Eğitimde yaşanan ve pandemiyle birlikte daha da artan sorunlar, gelinen yerde büyük bir kaosa dönüştü. Öyle ki, her geçen gün sosyal medyada eğitimde yaşanan sorunlara dair bir hastag eylemi yapılıyor. MEB’in açıkladığı 2,5 milyon ama gerçekte 10 milyona yakın öğrenci, teknik ekipman eksikliğinden dolayı uzaktan eğitime erişemiyor. Toplumda biriken öfke, gelinen yerde sermayedarları da rahatsız etmeye başladı. Kapitalistler, sorunun kaynağı kendi düzenleri değilmiş gibi, bir de yaptıkları açıklamalarda fırsat eşitsizliğinin geldiği noktayı timsah gözyaşları eşliğinde ifade edebiliyorlar!

Türkiye’nin bir avuç zengin asalaklarından biri olan Ömer M. Koç da yaptığı konuşmayla, eğitimde yaşanan kaosun sorumlularından biri değilmiş gibi davranıyor. Oysa bugün sağlık alanında yaşanan sorunların, eğitimde yaşanan sorunların, işsizliğin, açlığın bu kadar artmasının gerisinde sermaye düzeni yer alıyor. Kurulu düzen ise Ömer M. Koç ve mensubu olduğu sınıfın çıkarları doğrultusunda işliyor.

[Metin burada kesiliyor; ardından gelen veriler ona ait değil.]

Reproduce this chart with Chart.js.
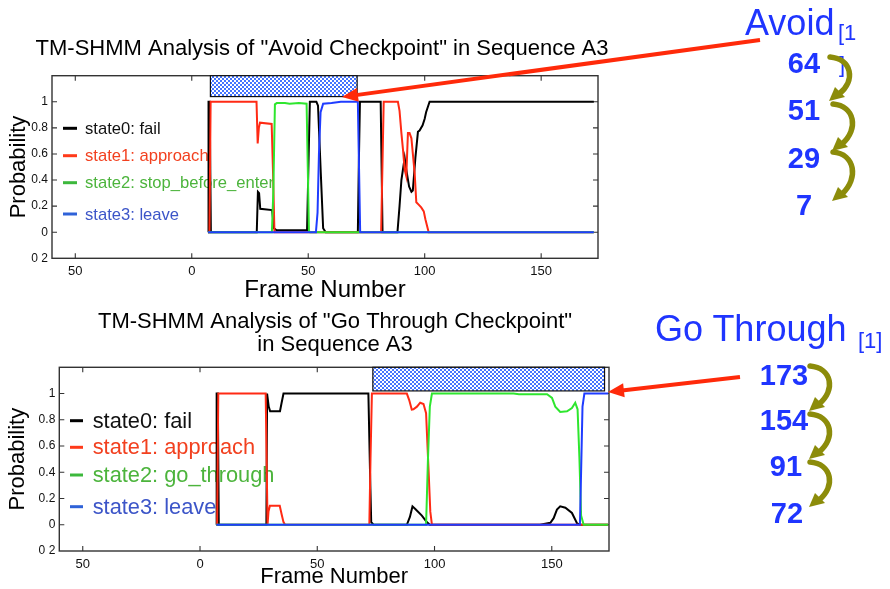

Nitekim bu düzende, pandeminin başından bu yana salgına karşı gerekli hiçbir önlem alınmadı. Uzaktan verilmeye başlanan eğitime, teknik ekipman eksikliği nedeniyle milyonlarca öğrenci erişemezken, sermaye devleti bu ihtiyaçları hala da karşılamadı. Sermayedarların kârları pandemiden dolayı azalmasın diye, devlet tarafından teşvik üzerine teşvik paketleri açıklanırken, işçi ve emekçiler işyerlerinde, fabrikalarda ölümle burun buruna çalıştırıldılar. Daha uzun saatler çalıştırılan emekçilerin maaşlarında herhangi bir artış yapılmazken, hayat pahalılığı ve zamlar gün geçtikçe arttı.

Geçim sorunuyla boğuşan milyonlarca işçi ve emekçi için eğitim sorunu da böylelikle ikinci planda kaldı. Bu vahim tablonun bir numaralı sorumluları hala da “Bizim en büyük sorumluluğumuz çocuklarımızı hızla değişen dünyaya, bugünden çok farklı bir geleceğe hazırlamaktır” gibi ikiyüzlüce ifadeler kullanabiliyorlar. Fakat sorunun kaynağı olanlar, çözümün bir parçası olamazlar. Çünkü kurdukları düzen, yapısı gereği döne döne sorunlar üretmektedir.

Bugün milyonlarca işçinin, emekçinin ve çocuklarının sağlık ve eğitim hakkı, sermayedarların kârları uğruna gasp ediliyor. Birbiriyle taban tabana zıt çıkarları olan iki sınıfın bulunduğu düzende, birinin kazancı, diğerinin kaybetmesiyle gerçekleşebiliyor. Dolayısıyla Ömer M. Koç’un yaptığı konuşmanın hiçbir samimi yanı yoktur.

Diğer yandan söz konusu konuşma, somut olguları dile getirmesi itibariyle gelinen yerde sermayedarların hoşnutsuzluğunu gözler önüne seriyor. Çünkü toplumda oluşabilecek herhangi bir hareketliliğin, onların düzenini tehdit etmesinden korkuyorlar. Her eylemi Haziran Direnişi ile karşılaştırmaları da bu korkularındandır. Toplumda her geçen gün artarak biriken öfke, elbet bir gün onların korkularını gerçeğe dönüştürecektir.